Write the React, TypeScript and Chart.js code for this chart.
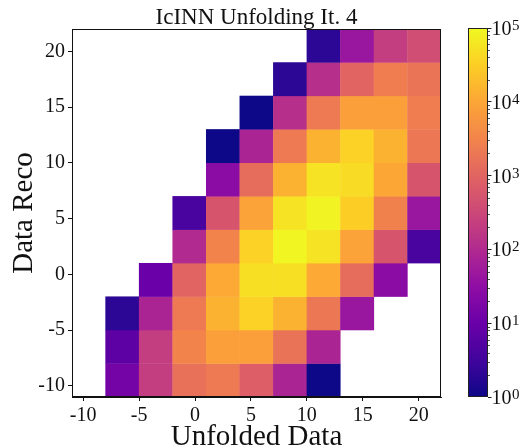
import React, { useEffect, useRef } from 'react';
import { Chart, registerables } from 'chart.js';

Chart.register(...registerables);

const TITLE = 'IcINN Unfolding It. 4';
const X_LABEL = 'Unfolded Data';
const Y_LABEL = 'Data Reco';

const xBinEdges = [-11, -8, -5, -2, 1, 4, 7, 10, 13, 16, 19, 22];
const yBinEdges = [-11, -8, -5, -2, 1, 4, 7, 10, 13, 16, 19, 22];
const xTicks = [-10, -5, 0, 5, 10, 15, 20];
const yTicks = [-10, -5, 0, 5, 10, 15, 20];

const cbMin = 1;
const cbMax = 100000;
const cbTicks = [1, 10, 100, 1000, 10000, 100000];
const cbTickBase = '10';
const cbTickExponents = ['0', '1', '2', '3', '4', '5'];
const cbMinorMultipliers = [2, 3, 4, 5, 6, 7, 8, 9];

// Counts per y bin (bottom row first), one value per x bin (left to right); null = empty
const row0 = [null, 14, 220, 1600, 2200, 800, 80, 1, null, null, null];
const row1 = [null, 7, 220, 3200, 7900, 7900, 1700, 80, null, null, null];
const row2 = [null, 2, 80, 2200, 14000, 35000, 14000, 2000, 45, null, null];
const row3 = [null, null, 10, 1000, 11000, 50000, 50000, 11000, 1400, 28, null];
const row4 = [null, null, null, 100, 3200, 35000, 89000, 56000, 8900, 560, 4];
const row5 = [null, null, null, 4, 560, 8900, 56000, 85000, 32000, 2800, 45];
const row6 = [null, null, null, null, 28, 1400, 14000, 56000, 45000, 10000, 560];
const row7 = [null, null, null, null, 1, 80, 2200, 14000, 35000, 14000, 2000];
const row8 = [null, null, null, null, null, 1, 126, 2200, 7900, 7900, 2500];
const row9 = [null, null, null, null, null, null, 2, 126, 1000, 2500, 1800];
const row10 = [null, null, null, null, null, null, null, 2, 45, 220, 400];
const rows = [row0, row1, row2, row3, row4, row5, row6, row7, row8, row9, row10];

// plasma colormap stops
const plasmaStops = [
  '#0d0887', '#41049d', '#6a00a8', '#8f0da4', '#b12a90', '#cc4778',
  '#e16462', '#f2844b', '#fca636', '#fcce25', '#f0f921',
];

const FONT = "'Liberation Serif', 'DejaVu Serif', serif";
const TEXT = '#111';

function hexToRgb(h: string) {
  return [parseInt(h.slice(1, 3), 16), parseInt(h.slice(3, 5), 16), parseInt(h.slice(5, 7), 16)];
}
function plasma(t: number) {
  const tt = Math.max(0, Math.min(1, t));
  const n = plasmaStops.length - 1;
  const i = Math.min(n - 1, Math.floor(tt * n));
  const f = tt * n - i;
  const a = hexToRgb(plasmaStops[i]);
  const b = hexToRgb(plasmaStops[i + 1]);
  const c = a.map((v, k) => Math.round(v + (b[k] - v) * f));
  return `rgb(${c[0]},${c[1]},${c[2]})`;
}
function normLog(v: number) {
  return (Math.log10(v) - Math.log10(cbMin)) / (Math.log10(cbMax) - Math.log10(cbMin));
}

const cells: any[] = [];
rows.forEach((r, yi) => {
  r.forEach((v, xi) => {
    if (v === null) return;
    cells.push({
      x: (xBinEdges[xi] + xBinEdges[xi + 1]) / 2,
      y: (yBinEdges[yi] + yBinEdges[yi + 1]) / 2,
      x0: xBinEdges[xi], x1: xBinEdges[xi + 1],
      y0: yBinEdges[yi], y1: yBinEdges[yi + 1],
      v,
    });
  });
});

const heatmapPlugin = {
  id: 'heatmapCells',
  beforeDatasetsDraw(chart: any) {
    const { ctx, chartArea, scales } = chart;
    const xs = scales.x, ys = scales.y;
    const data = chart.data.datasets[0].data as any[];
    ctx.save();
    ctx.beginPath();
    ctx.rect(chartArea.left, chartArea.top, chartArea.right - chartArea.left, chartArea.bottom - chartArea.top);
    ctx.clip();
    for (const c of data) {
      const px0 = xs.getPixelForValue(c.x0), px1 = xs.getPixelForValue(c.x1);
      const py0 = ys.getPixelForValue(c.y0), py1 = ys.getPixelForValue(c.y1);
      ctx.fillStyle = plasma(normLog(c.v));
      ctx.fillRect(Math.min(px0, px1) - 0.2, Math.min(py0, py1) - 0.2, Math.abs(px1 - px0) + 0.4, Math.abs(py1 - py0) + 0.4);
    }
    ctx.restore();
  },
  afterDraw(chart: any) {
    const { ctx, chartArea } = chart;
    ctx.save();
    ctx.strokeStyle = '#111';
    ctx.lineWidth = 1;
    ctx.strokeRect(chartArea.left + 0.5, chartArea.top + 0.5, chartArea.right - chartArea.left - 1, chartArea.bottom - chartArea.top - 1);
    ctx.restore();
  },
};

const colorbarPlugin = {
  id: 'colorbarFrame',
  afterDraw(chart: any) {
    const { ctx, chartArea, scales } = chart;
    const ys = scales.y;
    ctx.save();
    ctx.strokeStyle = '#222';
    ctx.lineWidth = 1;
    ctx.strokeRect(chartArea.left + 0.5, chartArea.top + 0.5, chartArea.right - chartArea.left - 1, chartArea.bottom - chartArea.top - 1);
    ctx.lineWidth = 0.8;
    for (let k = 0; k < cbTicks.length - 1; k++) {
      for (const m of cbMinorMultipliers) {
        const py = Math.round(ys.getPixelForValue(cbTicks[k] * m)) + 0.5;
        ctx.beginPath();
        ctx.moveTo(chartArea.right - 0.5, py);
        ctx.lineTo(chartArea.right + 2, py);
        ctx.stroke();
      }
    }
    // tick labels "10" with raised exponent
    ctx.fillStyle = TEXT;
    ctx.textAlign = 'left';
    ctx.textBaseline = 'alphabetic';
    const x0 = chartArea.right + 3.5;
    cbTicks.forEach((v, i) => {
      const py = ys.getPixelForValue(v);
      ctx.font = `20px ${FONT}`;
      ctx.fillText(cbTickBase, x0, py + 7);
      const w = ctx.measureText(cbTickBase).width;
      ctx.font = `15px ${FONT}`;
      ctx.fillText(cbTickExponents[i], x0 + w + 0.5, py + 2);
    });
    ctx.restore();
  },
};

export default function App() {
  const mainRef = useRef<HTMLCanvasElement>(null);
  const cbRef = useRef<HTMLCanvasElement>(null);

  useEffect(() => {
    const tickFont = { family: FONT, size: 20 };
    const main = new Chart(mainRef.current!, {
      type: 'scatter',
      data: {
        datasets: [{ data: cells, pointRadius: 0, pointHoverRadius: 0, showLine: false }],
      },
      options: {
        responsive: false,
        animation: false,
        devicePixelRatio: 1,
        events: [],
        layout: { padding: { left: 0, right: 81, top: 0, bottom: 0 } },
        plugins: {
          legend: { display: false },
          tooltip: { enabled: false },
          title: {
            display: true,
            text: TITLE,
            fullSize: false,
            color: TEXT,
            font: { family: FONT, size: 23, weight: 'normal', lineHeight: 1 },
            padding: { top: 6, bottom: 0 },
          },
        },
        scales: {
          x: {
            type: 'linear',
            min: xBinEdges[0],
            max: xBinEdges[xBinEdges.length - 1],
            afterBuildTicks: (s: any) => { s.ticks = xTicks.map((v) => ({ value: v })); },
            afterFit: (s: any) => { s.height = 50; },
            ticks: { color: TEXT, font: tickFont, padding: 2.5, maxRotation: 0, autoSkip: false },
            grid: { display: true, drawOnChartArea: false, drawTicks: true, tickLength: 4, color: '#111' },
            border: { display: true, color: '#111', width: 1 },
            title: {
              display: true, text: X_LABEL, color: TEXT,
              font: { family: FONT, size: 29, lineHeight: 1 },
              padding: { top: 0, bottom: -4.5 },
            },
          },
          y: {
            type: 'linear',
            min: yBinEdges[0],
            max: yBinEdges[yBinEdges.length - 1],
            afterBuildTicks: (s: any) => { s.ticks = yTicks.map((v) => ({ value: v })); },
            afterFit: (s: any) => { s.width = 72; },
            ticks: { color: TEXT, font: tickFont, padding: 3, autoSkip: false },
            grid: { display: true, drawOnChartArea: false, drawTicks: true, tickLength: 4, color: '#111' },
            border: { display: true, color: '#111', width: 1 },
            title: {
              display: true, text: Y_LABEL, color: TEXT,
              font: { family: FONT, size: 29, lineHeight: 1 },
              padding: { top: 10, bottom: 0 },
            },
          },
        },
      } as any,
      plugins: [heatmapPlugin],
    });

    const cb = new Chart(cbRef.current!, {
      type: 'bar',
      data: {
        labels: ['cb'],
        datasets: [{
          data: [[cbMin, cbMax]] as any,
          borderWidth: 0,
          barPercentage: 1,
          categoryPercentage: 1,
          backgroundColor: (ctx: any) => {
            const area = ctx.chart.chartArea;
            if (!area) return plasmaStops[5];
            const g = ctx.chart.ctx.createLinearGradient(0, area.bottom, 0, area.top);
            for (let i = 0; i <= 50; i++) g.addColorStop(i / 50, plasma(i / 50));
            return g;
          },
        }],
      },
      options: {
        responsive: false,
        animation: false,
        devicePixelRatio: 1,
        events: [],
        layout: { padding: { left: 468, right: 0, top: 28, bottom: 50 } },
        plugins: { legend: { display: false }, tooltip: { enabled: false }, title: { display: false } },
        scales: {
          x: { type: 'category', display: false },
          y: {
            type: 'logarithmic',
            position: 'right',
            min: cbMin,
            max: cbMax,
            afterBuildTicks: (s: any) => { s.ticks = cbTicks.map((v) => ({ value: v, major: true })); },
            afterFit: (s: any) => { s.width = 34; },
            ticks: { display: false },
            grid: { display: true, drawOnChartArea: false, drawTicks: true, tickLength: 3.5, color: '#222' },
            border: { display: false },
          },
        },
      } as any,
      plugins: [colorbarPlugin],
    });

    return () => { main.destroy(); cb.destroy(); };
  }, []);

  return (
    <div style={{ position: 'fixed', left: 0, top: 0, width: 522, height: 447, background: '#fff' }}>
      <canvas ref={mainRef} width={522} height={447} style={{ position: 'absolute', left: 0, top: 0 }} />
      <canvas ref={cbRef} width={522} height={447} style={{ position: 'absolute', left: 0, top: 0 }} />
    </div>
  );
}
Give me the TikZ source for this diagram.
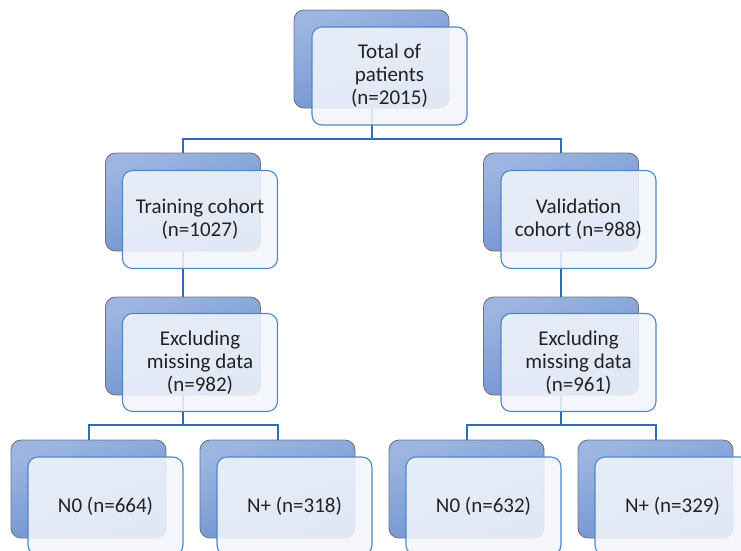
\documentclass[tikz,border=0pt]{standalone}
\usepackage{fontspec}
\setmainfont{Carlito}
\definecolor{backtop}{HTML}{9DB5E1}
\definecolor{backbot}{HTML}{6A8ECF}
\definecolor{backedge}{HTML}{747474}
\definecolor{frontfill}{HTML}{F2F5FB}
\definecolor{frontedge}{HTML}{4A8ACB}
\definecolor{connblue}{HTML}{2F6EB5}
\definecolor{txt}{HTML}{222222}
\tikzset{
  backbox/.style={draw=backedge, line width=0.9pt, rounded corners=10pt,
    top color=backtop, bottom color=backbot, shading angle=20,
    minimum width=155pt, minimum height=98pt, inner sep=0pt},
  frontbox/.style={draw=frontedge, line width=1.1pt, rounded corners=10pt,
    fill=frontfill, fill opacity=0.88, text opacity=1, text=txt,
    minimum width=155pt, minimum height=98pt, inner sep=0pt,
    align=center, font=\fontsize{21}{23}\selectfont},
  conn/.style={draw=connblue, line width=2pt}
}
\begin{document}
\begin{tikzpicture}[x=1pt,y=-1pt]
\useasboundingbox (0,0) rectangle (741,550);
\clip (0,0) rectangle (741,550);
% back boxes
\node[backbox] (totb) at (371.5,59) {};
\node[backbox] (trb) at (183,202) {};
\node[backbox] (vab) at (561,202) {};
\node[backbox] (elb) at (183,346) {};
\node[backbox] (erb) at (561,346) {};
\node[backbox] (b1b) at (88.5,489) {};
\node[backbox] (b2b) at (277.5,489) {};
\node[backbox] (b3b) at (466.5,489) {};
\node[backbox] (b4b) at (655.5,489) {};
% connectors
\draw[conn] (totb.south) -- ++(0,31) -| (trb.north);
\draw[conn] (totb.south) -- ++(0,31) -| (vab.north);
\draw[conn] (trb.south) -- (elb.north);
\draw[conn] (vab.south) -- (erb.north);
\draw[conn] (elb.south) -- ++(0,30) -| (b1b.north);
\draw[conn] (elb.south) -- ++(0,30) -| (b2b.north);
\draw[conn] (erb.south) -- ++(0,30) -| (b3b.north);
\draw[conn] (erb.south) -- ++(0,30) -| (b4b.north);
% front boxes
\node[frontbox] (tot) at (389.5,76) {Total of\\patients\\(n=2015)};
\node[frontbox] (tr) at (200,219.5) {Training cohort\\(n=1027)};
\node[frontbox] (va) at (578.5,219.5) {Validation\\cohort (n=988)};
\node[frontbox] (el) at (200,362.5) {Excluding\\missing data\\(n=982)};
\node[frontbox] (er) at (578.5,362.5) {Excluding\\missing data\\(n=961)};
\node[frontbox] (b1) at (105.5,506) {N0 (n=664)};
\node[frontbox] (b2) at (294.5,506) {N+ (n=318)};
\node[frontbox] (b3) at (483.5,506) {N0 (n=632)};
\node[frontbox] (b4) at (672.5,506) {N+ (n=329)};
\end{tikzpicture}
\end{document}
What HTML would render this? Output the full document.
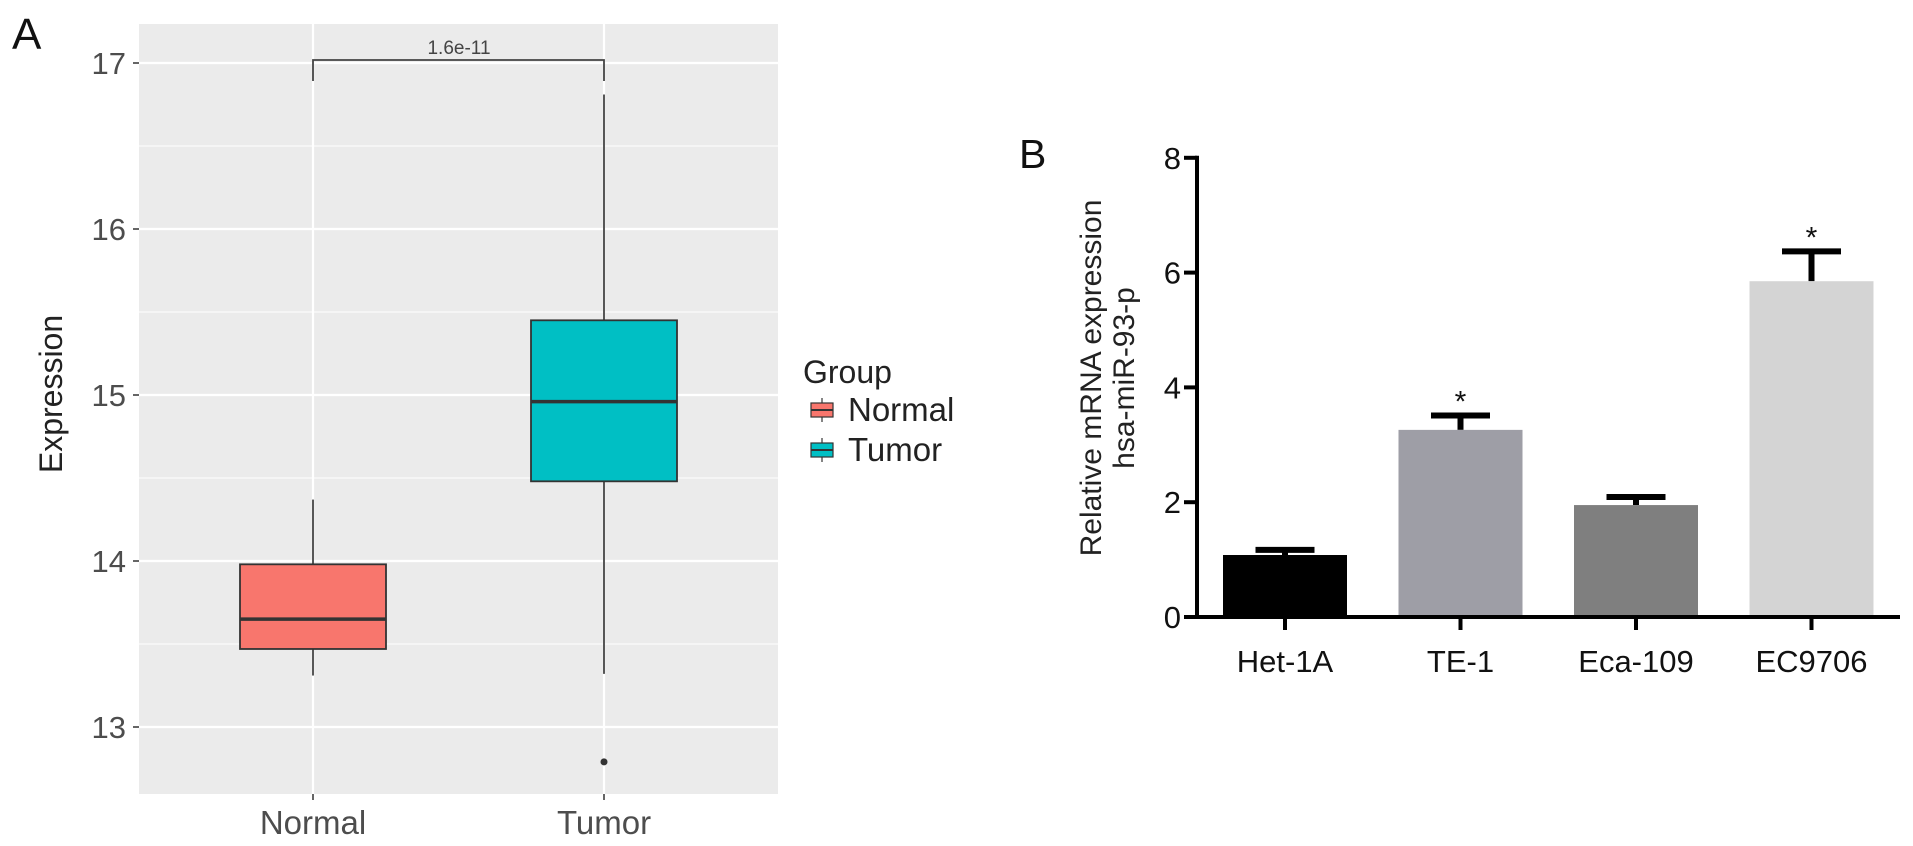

-.-.-

■ **SET TASK**:
Go through the listing above and return every line where the word "this" occurs.

■ **OUTPUT BELOW**:
Write the React, TypeScript and Chart.js code for this chart.
Give me the TikZ source for this diagram.
What HTML would render this? Output the full document.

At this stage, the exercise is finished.